**Aim of the task**
Quote all lines below exactly. Images stay out.

↓↓↓

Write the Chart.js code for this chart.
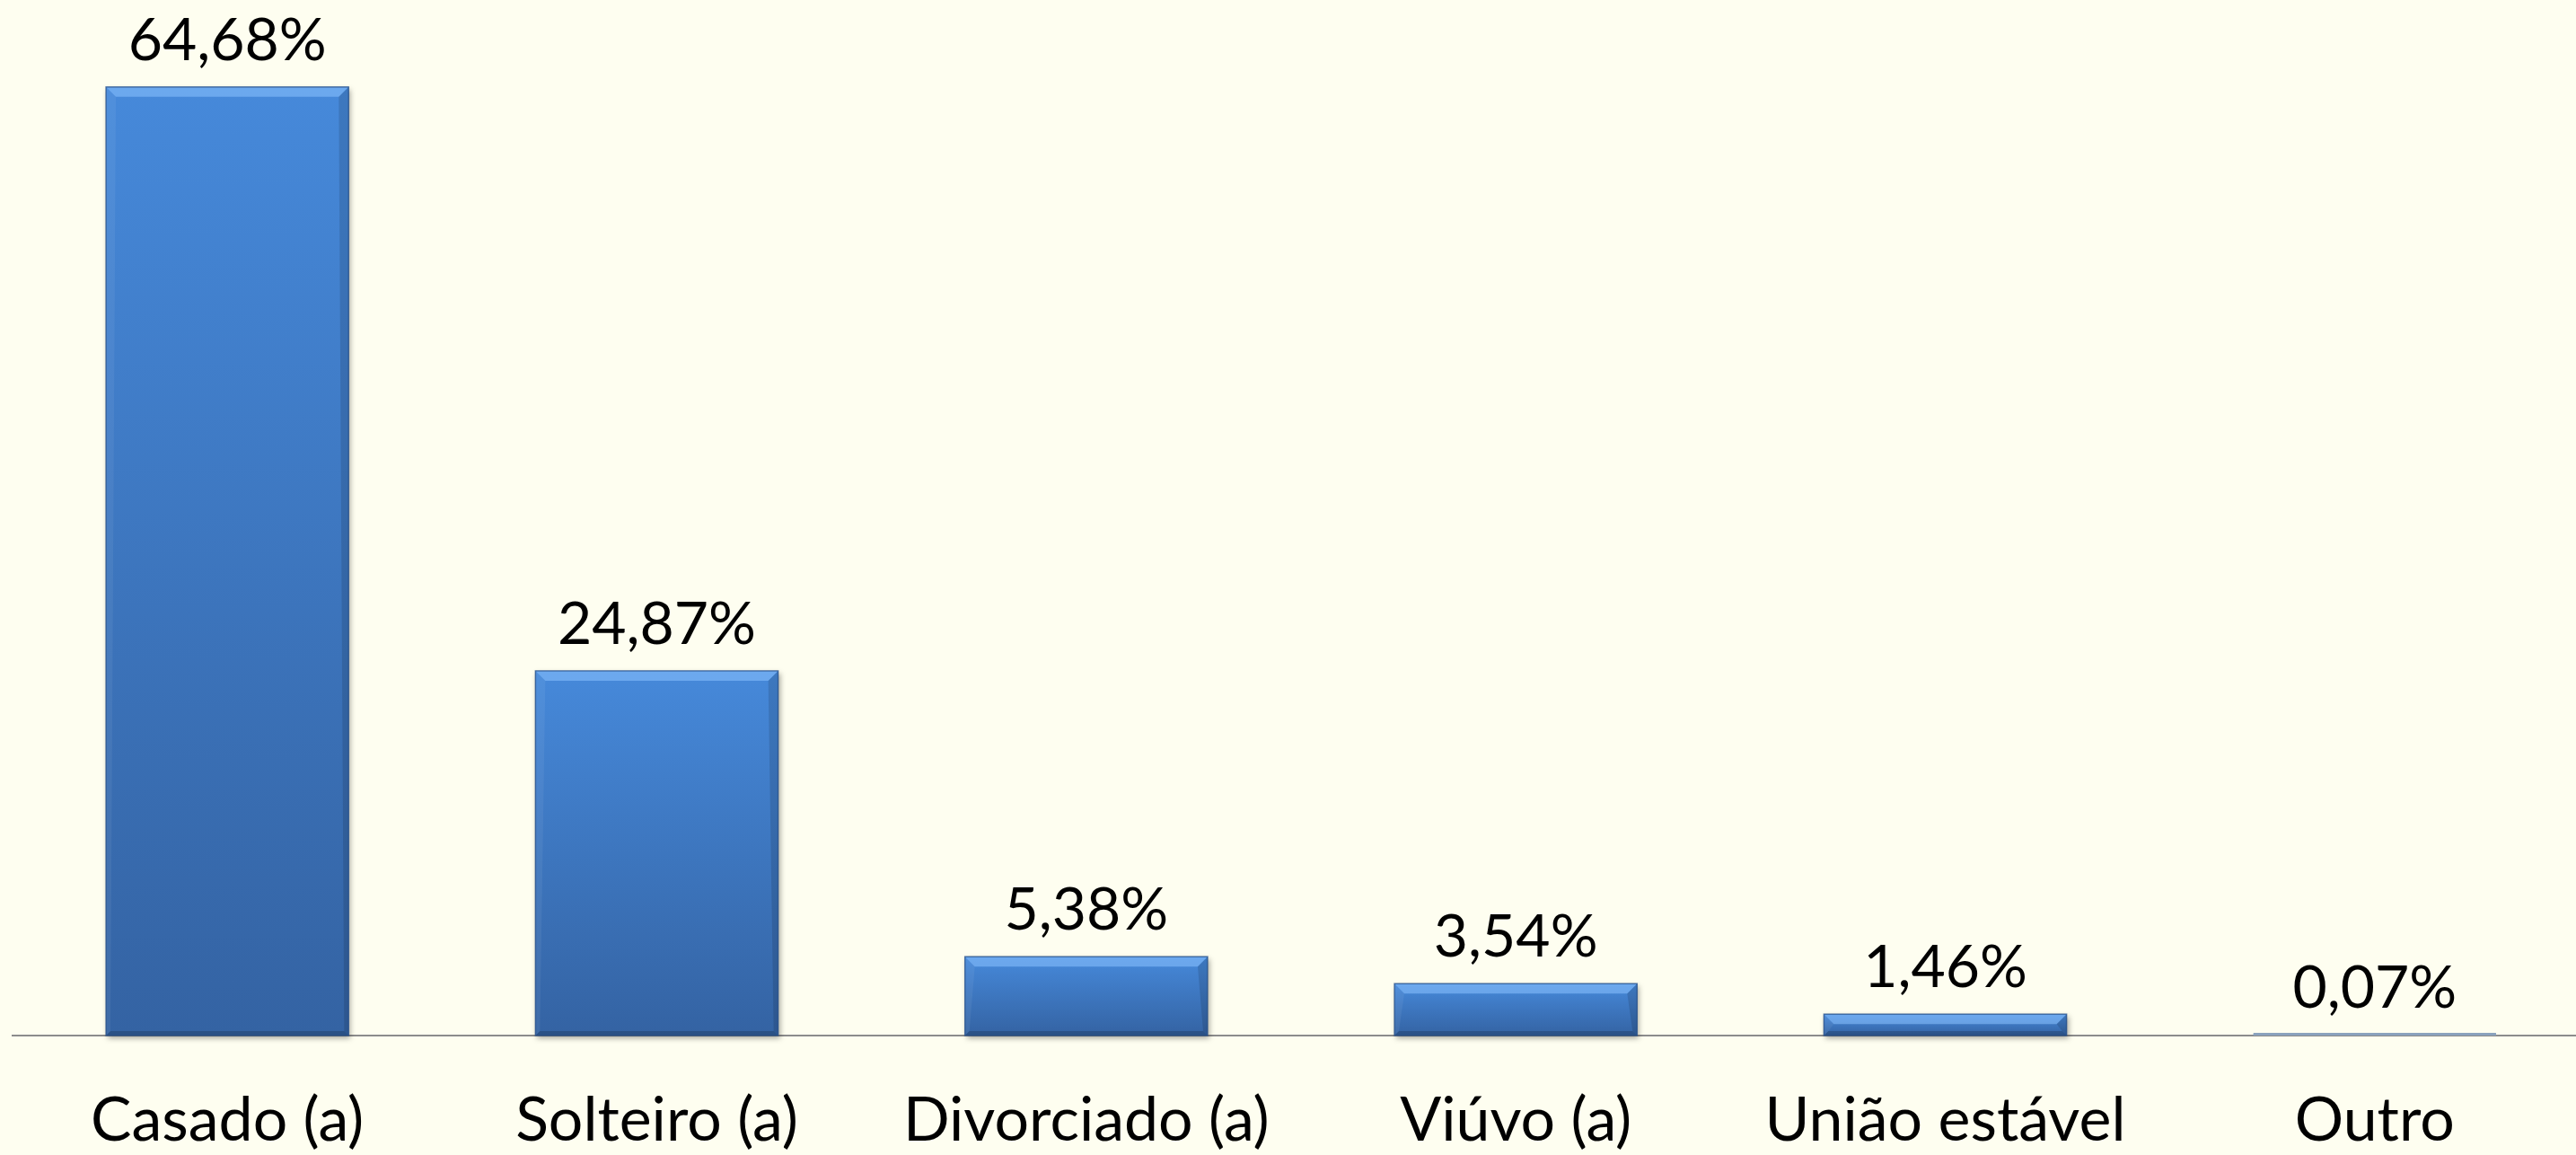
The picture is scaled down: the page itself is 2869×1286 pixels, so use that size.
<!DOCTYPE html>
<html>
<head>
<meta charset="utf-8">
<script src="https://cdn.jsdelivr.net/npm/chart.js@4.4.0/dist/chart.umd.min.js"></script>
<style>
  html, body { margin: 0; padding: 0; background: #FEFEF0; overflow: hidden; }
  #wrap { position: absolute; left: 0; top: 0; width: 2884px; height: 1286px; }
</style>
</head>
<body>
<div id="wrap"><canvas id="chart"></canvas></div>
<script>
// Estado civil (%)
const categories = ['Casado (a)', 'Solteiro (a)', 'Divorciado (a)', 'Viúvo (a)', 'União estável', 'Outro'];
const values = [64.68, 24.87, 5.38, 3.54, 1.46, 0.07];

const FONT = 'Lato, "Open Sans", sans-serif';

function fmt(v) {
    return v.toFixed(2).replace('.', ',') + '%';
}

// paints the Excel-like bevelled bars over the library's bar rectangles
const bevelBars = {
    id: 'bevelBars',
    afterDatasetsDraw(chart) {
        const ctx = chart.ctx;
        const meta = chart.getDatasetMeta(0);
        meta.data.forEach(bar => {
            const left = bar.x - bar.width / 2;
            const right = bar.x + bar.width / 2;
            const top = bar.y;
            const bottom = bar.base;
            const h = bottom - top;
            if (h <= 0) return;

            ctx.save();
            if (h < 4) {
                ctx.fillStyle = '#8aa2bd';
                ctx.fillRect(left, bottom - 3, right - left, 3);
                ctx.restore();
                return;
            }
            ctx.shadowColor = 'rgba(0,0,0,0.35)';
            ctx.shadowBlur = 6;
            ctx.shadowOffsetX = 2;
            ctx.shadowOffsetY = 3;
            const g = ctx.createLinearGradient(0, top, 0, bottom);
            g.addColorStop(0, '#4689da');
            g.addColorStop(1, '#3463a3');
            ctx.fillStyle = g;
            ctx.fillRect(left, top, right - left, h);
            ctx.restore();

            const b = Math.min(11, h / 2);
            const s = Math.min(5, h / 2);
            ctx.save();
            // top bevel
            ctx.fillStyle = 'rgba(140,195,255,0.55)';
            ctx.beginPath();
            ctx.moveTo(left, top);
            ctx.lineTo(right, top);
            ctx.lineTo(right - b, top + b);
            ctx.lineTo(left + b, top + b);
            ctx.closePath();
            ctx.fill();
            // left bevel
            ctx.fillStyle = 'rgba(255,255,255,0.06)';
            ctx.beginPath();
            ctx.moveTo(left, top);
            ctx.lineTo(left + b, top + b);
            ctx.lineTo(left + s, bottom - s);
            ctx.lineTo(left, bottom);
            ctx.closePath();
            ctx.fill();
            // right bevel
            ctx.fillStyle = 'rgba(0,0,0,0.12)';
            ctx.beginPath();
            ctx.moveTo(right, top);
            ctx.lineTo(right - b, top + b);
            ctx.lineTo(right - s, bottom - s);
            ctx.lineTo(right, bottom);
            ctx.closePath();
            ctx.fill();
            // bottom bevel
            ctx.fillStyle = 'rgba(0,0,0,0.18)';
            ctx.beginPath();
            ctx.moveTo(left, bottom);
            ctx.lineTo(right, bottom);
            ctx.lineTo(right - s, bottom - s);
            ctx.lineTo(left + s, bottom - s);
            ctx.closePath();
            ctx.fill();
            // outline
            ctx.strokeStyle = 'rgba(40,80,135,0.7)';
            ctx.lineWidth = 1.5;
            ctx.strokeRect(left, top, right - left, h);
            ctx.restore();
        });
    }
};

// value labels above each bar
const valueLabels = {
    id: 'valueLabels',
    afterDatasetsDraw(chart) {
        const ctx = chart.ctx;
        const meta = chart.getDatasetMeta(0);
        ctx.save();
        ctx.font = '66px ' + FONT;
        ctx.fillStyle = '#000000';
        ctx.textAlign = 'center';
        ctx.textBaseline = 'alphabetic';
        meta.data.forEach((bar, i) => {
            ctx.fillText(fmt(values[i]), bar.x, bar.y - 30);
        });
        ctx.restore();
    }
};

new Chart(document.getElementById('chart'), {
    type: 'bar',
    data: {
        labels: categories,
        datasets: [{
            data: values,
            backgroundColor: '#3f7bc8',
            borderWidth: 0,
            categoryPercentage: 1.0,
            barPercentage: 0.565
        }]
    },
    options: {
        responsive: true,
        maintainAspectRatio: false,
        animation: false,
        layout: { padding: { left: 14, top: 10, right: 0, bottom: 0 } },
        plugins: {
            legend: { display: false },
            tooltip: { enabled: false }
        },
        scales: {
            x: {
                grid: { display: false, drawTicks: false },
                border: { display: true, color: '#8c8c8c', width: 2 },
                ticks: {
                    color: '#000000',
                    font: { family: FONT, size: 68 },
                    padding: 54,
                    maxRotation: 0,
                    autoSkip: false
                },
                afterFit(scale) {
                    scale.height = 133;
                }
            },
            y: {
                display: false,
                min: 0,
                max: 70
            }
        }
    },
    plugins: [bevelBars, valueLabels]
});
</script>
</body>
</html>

↑↑↑

**Solution to this task**
Write the Chart.js code for this chart.
The picture is scaled down: the page itself is 2869×1286 pixels, so use that size.
<!DOCTYPE html>
<html>
<head>
<meta charset="utf-8">
<script src="https://cdn.jsdelivr.net/npm/chart.js@4.4.0/dist/chart.umd.min.js"></script>
<style>
  html, body { margin: 0; padding: 0; background: #FEFEF0; overflow: hidden; }
  #wrap { position: absolute; left: 0; top: 0; width: 2884px; height: 1286px; }
</style>
</head>
<body>
<div id="wrap"><canvas id="chart"></canvas></div>
<script>
// Estado civil (%)
const categories = ['Casado (a)', 'Solteiro (a)', 'Divorciado (a)', 'Viúvo (a)', 'União estável', 'Outro'];
const values = [64.68, 24.87, 5.38, 3.54, 1.46, 0.07];

const FONT = 'Lato, "Open Sans", sans-serif';

function fmt(v) {
    return v.toFixed(2).replace('.', ',') + '%';
}

// paints the Excel-like bevelled bars over the library's bar rectangles
const bevelBars = {
    id: 'bevelBars',
    afterDatasetsDraw(chart) {
        const ctx = chart.ctx;
        const meta = chart.getDatasetMeta(0);
        meta.data.forEach(bar => {
            const left = bar.x - bar.width / 2;
            const right = bar.x + bar.width / 2;
            const top = bar.y;
            const bottom = bar.base;
            const h = bottom - top;
            if (h <= 0) return;

            ctx.save();
            if (h < 4) {
                ctx.fillStyle = '#8aa2bd';
                ctx.fillRect(left, bottom - 3, right - left, 3);
                ctx.restore();
                return;
            }
            ctx.shadowColor = 'rgba(0,0,0,0.35)';
            ctx.shadowBlur = 6;
            ctx.shadowOffsetX = 2;
            ctx.shadowOffsetY = 3;
            const g = ctx.createLinearGradient(0, top, 0, bottom);
            g.addColorStop(0, '#4689da');
            g.addColorStop(1, '#3463a3');
            ctx.fillStyle = g;
            ctx.fillRect(left, top, right - left, h);
            ctx.restore();

            const b = Math.min(11, h / 2);
            const s = Math.min(5, h / 2);
            ctx.save();
            // top bevel
            ctx.fillStyle = 'rgba(140,195,255,0.55)';
            ctx.beginPath();
            ctx.moveTo(left, top);
            ctx.lineTo(right, top);
            ctx.lineTo(right - b, top + b);
            ctx.lineTo(left + b, top + b);
            ctx.closePath();
            ctx.fill();
            // left bevel
            ctx.fillStyle = 'rgba(255,255,255,0.06)';
            ctx.beginPath();
            ctx.moveTo(left, top);
            ctx.lineTo(left + b, top + b);
            ctx.lineTo(left + s, bottom - s);
            ctx.lineTo(left, bottom);
            ctx.closePath();
            ctx.fill();
            // right bevel
            ctx.fillStyle = 'rgba(0,0,0,0.12)';
            ctx.beginPath();
            ctx.moveTo(right, top);
            ctx.lineTo(right - b, top + b);
            ctx.lineTo(right - s, bottom - s);
            ctx.lineTo(right, bottom);
            ctx.closePath();
            ctx.fill();
            // bottom bevel
            ctx.fillStyle = 'rgba(0,0,0,0.18)';
            ctx.beginPath();
            ctx.moveTo(left, bottom);
            ctx.lineTo(right, bottom);
            ctx.lineTo(right - s, bottom - s);
            ctx.lineTo(left + s, bottom - s);
            ctx.closePath();
            ctx.fill();
            // outline
            ctx.strokeStyle = 'rgba(40,80,135,0.7)';
            ctx.lineWidth = 1.5;
            ctx.strokeRect(left, top, right - left, h);
            ctx.restore();
        });
    }
};

// value labels above each bar
const valueLabels = {
    id: 'valueLabels',
    afterDatasetsDraw(chart) {
        const ctx = chart.ctx;
        const meta = chart.getDatasetMeta(0);
        ctx.save();
        ctx.font = '66px ' + FONT;
        ctx.fillStyle = '#000000';
        ctx.textAlign = 'center';
        ctx.textBaseline = 'alphabetic';
        meta.data.forEach((bar, i) => {
            ctx.fillText(fmt(values[i]), bar.x, bar.y - 30);
        });
        ctx.restore();
    }
};

new Chart(document.getElementById('chart'), {
    type: 'bar',
    data: {
        labels: categories,
        datasets: [{
            data: values,
            backgroundColor: '#3f7bc8',
            borderWidth: 0,
            categoryPercentage: 1.0,
            barPercentage: 0.565
        }]
    },
    options: {
        responsive: true,
        maintainAspectRatio: false,
        animation: false,
        layout: { padding: { left: 14, top: 10, right: 0, bottom: 0 } },
        plugins: {
            legend: { display: false },
            tooltip: { enabled: false }
        },
        scales: {
            x: {
                grid: { display: false, drawTicks: false },
                border: { display: true, color: '#8c8c8c', width: 2 },
                ticks: {
                    color: '#000000',
                    font: { family: FONT, size: 68 },
                    padding: 54,
                    maxRotation: 0,
                    autoSkip: false
                },
                afterFit(scale) {
                    scale.height = 133;
                }
            },
            y: {
                display: false,
                min: 0,
                max: 70
            }
        }
    },
    plugins: [bevelBars, valueLabels]
});
</script>
</body>
</html>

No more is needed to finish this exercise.